Il famoso mito di Danae narrato da Ovidio nelle sue Metamorfosi e tanto amato dai pittori del Rinascimento, può essere letto e interpretato a più livelli, ma tutti rimandano alla violenza che quotidianamente le donne subivano nell’antichità e che, in molti casi, subiscono ancora oggi. Partiamo dall’inizio: Danae nasce in una famiglia in cui i maschi sono ritenuti “migliori” delle femmine e portatori di maggior valore; un maschio, infatti, ereditava il titolo e i beni dal padre; diventava il padrone dei possedimenti terrieri e aveva diritto di vita e di morte sugli schiavi di sua proprietà. Danae è una femmina e, come tale, ha valore soltanto in quanto “fattrice” di uomini sani e valorosi: anche la sua avvenenza è legata a questo ruolo, più è bella e più riuscirà ad attirare uomini ricchi e potenti. Poi cosa accade? L’imprevisto: l’oracolo sentenzia che il figlio di Danae ucciderà il nonno. Senza nessuno scrupolo, il re Acrisio decide di richiudere la figlia nella torre affinché nessun uomo possa avere rapporti sessuali con lei. L’ultimo e il più crudele colpo del destino avviene con l’innamoramento di Zeus che, senza tenere in alcun conto i sentimenti della ragazza, abusa di lei e la mette incinta con un trucco. In tutta la sua vita fino al momento dello stupro, Danae non può prendere nemmeno una decisione che la riguardi.

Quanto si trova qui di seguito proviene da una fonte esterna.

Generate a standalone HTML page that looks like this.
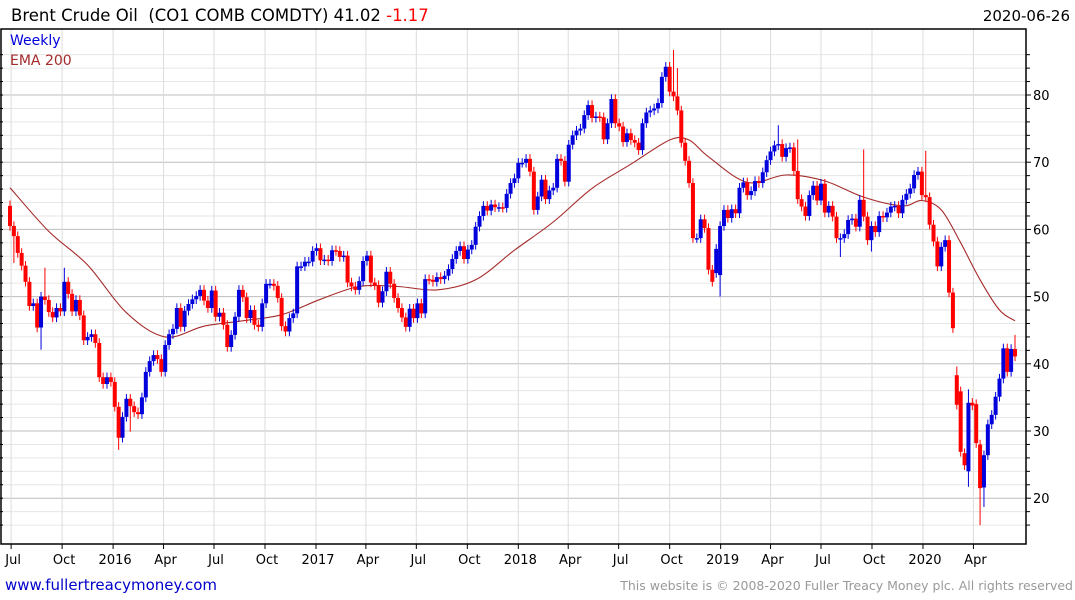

Quante Danae vivono nel mondo ancora oggi? Ogni volta che una donna è costretta a sottostare ai desideri e alle necessità di un padre, di un fratello o di un marito, si rinnova una violenza, una forma di costrizione che non necessariamente sarà fisica ma che avrà forti ripercussioni sul suo benessere psicofisico e anche economico. Spesso ancora oggi le donne non sono e non si sentono libere, non soltanto dalla supremazia maschile, ma anche dai propri stessi preconcetti assimilati culturalmente durante lo sviluppo: “E’ normale che una donna non raggiunga l’orgasmo durante il primo rapporto sessuale”; “le donne nel sesso sono più passive degli uomini”; “Le donne sono meno portate degli uomini per i lavori manuali”; “le donne hanno bisogno di un uomo che le protegga”, “con la menopausa le donne non hanno più desideri sessuali” ecc. ecc. I pregiudizi e gli stereotipi da abbattere sono ancora molti e, purtroppo, tanti di essi affliggono anche le donne.

Si rivela urgente e necessario, dunque, anche a seguito dei tanti femminicidi perpetrati ai danni di donne più o meno giovani, nell’ultimo periodo, un cambio di rotta nell’educazione delle nuove generazioni; ma sarebbe opportuno anche un cambiamento di maggior respiro anche nella nostra cultura che, per quanto avanzata, è ancora ammantata da uno strato non troppo sottile di patriarcato, che tiene le donne a un “gradino più basso” sia nella vita privata che professionale.

La libertà parte dalla consapevolezza non soltanto di quanto ci è concesso fare, ma anche di quanto noi stesse ci concediamo di fare, pertanto, imparare a pensare “come una donna” è il nostro primo passo per affrancarci dal retaggio maschilista che ancora in parte ci tiene incatenate

Bibliografia:

Ovidio, Le metamorfosi (a cura di D. Catalli e A. Patrioli), IPP.